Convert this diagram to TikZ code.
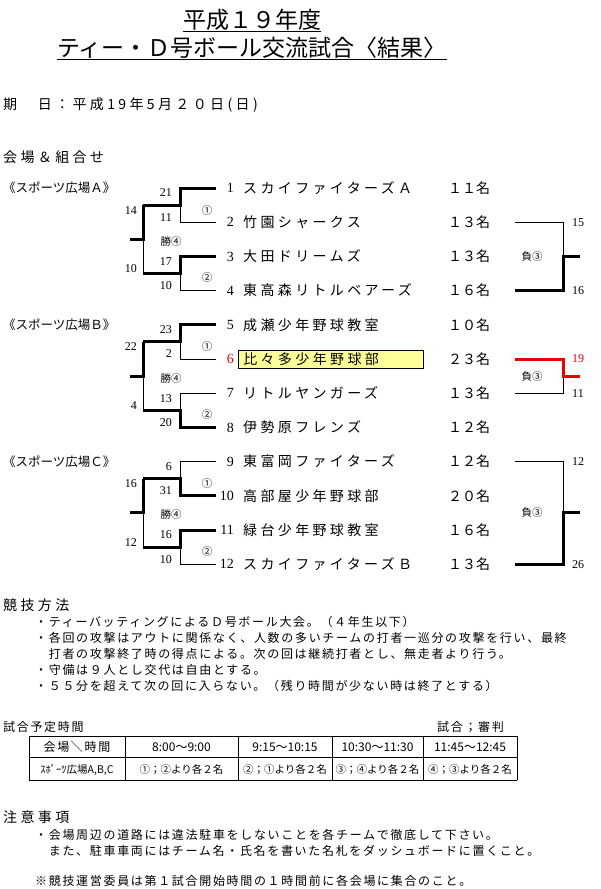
\documentclass[tikz,border=0pt]{standalone}
\usepackage{fontspec}
\setmainfont[LetterSpace=24]{Noto Sans CJK JP}
\newfontfamily\plainjp{Noto Sans CJK JP}
\newfontfamily\smalljp[LetterSpace=14]{Noto Sans CJK JP}
\newfontfamily\numfont{Liberation Serif}
\newcommand{\fsz}[1]{\fontsize{#1}{#1}\selectfont}
\definecolor{hlyellow}{RGB}{255,255,153}
\definecolor{redline}{RGB}{235,0,0}

\begin{document}
\begin{tikzpicture}[x=1pt,y=-1pt,
  every node/.style={inner sep=0pt},
  base/.style={line width=0.8pt},
  win/.style={line width=3pt},
  plainrow/.style={},
  teamname/.style={font=\fsz{14}, text height=12.3pt, text depth=1.7pt, anchor=west},
  teamno/.style={font=\numfont\fsz{14}, text height=9.2pt, text depth=0pt, anchor=east},
  score/.style={font=\numfont\fsz{12}, text height=7.9pt, text depth=0pt},
  roundmark/.style={font=\plainjp\fsz{10.5}, text height=9.2pt, text depth=1.3pt},
  body/.style={font=\smalljp\fsz{12}, text height=10.6pt, text depth=1.4pt, anchor=west},
  head/.style={font=\fsz{14}, text height=12.3pt, text depth=1.7pt, anchor=west},
  cell/.style={font=\smalljp\fsz{12}, text height=10.6pt, text depth=1.4pt},
  hl/.style={draw, line width=0.8pt, fill=hlyellow, inner xsep=5pt, inner ysep=2pt,
    text width=175pt, align=left, xshift=-5pt}]
\useasboundingbox (0,0) rectangle (600,889);

% title
\node[font=\plainjp\fsz{23}, text height=20pt, text depth=3pt] (title1) at (252,20) {平成１９年度};
\node[font=\plainjp\fsz{23}, text height=20pt, text depth=3pt] (title2) at (252,48) {ティー・Ｄ号ボール交流試合〈結果〉};
\draw[base] (title1.south west) -- (title1.south east);
\draw[base] (title2.south west) -- (title2.south east);

\node[head] (date) at (3,104) {期　日：平成19年5月２０日(日)};
\node[head] (venues) at (3,157) {会場＆組合せ};

% teams
\foreach \i/\tn/\cnt/\nc/\st in {1/スカイファイターズＡ/１１名/black/plainrow,
  2/竹園シャークス/１３名/black/plainrow, 3/大田ドリームズ/１３名/black/plainrow,
  4/東高森リトルベアーズ/１６名/black/plainrow, 5/成瀬少年野球教室/１０名/black/plainrow,
  6/比々多少年野球部/２３名/redline/hl, 7/リトルヤンガーズ/１３名/black/plainrow,
  8/伊勢原フレンズ/１２名/black/plainrow, 9/東富岡ファイターズ/１２名/black/plainrow,
  10/高部屋少年野球部/２０名/black/plainrow, 11/緑台少年野球教室/１６名/black/plainrow,
  12/スカイファイターズＢ/１３名/black/plainrow} {
  \pgfmathsetmacro\y{188+(\i-1)*34.2}
  \node[teamno, text=\nc] (n\i) at (234,\y) {\i};
  \node[teamname, \st] (t\i) at (243,\y) {\tn};
  \node[teamname, font=\plainjp\fsz{14}] (c\i) at (448,\y) {\cnt};
  \coordinate (e\i) at (216,\y);
  \coordinate (k\i) at (180,\y);
}
\foreach \b/\v in {1/Ａ,2/Ｂ,3/Ｃ} {
  \pgfmathsetmacro\y{188+(\b-1)*4*34.2}
  \node[body, font=\plainjp\fsz{12.5}] (venue\b) at (3,\y) {《スポーツ広場\v》};
}

% bracket points
\foreach \p in {1,...,6} {
  \pgfmathsetmacro\y{188+(2*\p-1.5)*34.2}
  \coordinate (m\p) at (180,\y);
  \coordinate (g\p) at (143,\y);
}
\foreach \b in {1,2,3} {
  \pgfmathsetmacro\y{188+(4*\b-2.5)*34.2}
  \coordinate (h\b) at (143,\y);
  \coordinate (o\b) at (130,\y);
}

% thin lines
\foreach \p in {1,...,6} {
  \pgfmathtruncatemacro\pa{2*\p-1}
  \pgfmathtruncatemacro\pb{2*\p}
  \draw[base] (e\pa) -- (k\pa) -- (k\pb) -- (e\pb);
  \draw[base] (m\p) -- (g\p);
}
\foreach \b in {1,2,3} {
  \pgfmathtruncatemacro\pa{2*\b-1}
  \pgfmathtruncatemacro\pb{2*\b}
  \draw[base] (g\pa) -- (g\pb);
}
% winners
\foreach \w/\p in {1/1,3/2,5/3,8/4,10/5,11/6}
  \draw[win] (e\w) -- (k\w) -- (m\p) -- (g\p);
\foreach \b/\p in {1/1,2/3,3/5}
  \draw[win] (g\p) -- (h\b) -- (o\b);

% scores
\foreach \i/\s in {1/21,3/17,5/23,7/13,9/6,11/16}
  \node[score, anchor=east] (s\i) at ([xshift=-8pt,yshift=-5pt]k\i) {\s};
\foreach \i/\s in {2/11,4/10,6/2,8/20,10/31,12/10}
  \node[score, anchor=east] (s\i) at ([xshift=-8pt,yshift=5pt]k\i) {\s};
\foreach \p/\s in {1/14,3/22,5/16}
  \node[score, anchor=east] (q\p) at ([xshift=-6pt,yshift=-5pt]g\p) {\s};
\foreach \p/\s in {2/10,4/4,6/12}
  \node[score, anchor=east] (q\p) at ([xshift=-6pt,yshift=5pt]g\p) {\s};
\foreach \p in {1,3,5}
  \node[roundmark] (r\p) at ([xshift=27pt,yshift=-5pt]m\p) {①};
\foreach \p in {2,4,6}
  \node[roundmark] (r\p) at ([xshift=27pt,yshift=-4pt]m\p) {②};
\foreach \b in {1,2,3}
  \node[roundmark] (w\b) at ([xshift=28pt,yshift=-2pt]h\b) {勝④};

% losers' games
\foreach \j/\u/\d/\su/\sd/\cl in {1/2/4/15/16/black,2/6/7/19/11/redline,3/9/12/12/26/black} {
  \pgfmathsetmacro\yu{188+(\u-1)*34.2}
  \pgfmathsetmacro\yd{188+(\d-1)*34.2}
  \pgfmathsetmacro\ym{(\yu+\yd)/2}
  \coordinate (ra\j) at (515,\yu);
  \coordinate (rb\j) at (563,\yu);
  \coordinate (rc\j) at (563,\yd);
  \coordinate (rd\j) at (515,\yd);
  \coordinate (rm\j) at (563,\ym);
  \coordinate (ro\j) at (580,\ym);
  \draw[base] (ra\j) -- (rb\j) -- (rc\j) -- (rd\j);
  \node[score, anchor=west, text=\cl] (ru\j) at ([xshift=9pt]rb\j) {\su};
  \node[score, anchor=west] (rv\j) at ([xshift=9pt]rc\j) {\sd};
  \node[roundmark] (lose\j) at ([xshift=-31pt]rm\j) {負③};
}
\draw[win] (rd1) -- (rc1) -- (rm1) -- (ro1);
\draw[win, redline] (ra2) -- (rb2) -- (rm2) -- (ro2);
\draw[win] (rd3) -- (rc3) -- (rm3) -- (ro3);

% rules
\node[head] (method) at (3,605) {競技方法};
\node[body] (rule1) at (35,622) {・ティーバッティングによるＤ号ボール大会。（４年生以下）};
\node[body] (rule2) at (35,638) {・各回の攻撃はアウトに関係なく、人数の多いチームの打者一巡分の攻撃を行い、最終};
\node[body] (rule3) at (35,654) {　打者の攻撃終了時の得点による。次の回は継続打者とし、無走者より行う。};
\node[body] (rule4) at (35,670) {・守備は９人とし交代は自由とする。};
\node[body] (rule5) at (35,686) {・５５分を超えて次の回に入らない。（残り時間が少ない時は終了とする）};

% timetable
\node[body] (plan) at (3,727) {試合予定時間};
\node[body] (judge) at (437,727) {試合；審判};
\foreach \x in {29,125,238,332,423,517}
  \draw[base] (\x,736) -- (\x,780);
\foreach \y in {736,757,780}
  \draw[base] (29,\y) -- (517,\y);
\node[cell] (hd1) at (77,746.5) {会場＼時間};
\foreach \x/\t [count=\k from 2] in {181.5/8:00～9:00,285/9:15～10:15,377.5/10:30～11:30,470/11:45～12:45}
  \node[cell, font=\plainjp\fsz{12}] (hd\k) at (\x,746.5) {\t};
\node[cell, font=\plainjp\fsz{10.5}] (rw1) at (77,768.5) {ｽﾎﾟｰﾂ広場A,B,C};
\foreach \x/\t [count=\k from 2] in {181.5/①；②より各２名,285/②；①より各２名,377.5/③；④より各２名,470/④；③より各２名}
  \node[cell, font=\plainjp\fsz{10.5}] (rw\k) at (\x,768.5) {\t};

% notes
\node[head] (notes) at (3,817) {注意事項};
\node[body] (note1) at (35,835) {・会場周辺の道路には違法駐車をしないことを各チームで徹底して下さい。};
\node[body] (note2) at (35,851) {　また、駐車車両にはチーム名・氏名を書いた名札をダッシュボードに置くこと。};
\node[body] (note3) at (35,881) {※競技運営委員は第１試合開始時間の１時間前に各会場に集合のこと。};
\end{tikzpicture}
\end{document}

○ ○ ○ ○ ○

WHAT YOU SHOULD DO — Leave out any pictures and return exactly the lines from the beginning of the data through the line with "(0,0) rectangle (600,889);", inclusive.

TASK RESPONSE —
Convert this diagram to TikZ code.
\documentclass[tikz,border=0pt]{standalone}
\usepackage{fontspec}
\setmainfont[LetterSpace=24]{Noto Sans CJK JP}
\newfontfamily\plainjp{Noto Sans CJK JP}
\newfontfamily\smalljp[LetterSpace=14]{Noto Sans CJK JP}
\newfontfamily\numfont{Liberation Serif}
\newcommand{\fsz}[1]{\fontsize{#1}{#1}\selectfont}
\definecolor{hlyellow}{RGB}{255,255,153}
\definecolor{redline}{RGB}{235,0,0}

\begin{document}
\begin{tikzpicture}[x=1pt,y=-1pt,
  every node/.style={inner sep=0pt},
  base/.style={line width=0.8pt},
  win/.style={line width=3pt},
  plainrow/.style={},
  teamname/.style={font=\fsz{14}, text height=12.3pt, text depth=1.7pt, anchor=west},
  teamno/.style={font=\numfont\fsz{14}, text height=9.2pt, text depth=0pt, anchor=east},
  score/.style={font=\numfont\fsz{12}, text height=7.9pt, text depth=0pt},
  roundmark/.style={font=\plainjp\fsz{10.5}, text height=9.2pt, text depth=1.3pt},
  body/.style={font=\smalljp\fsz{12}, text height=10.6pt, text depth=1.4pt, anchor=west},
  head/.style={font=\fsz{14}, text height=12.3pt, text depth=1.7pt, anchor=west},
  cell/.style={font=\smalljp\fsz{12}, text height=10.6pt, text depth=1.4pt},
  hl/.style={draw, line width=0.8pt, fill=hlyellow, inner xsep=5pt, inner ysep=2pt,
    text width=175pt, align=left, xshift=-5pt}]
\useasboundingbox (0,0) rectangle (600,889);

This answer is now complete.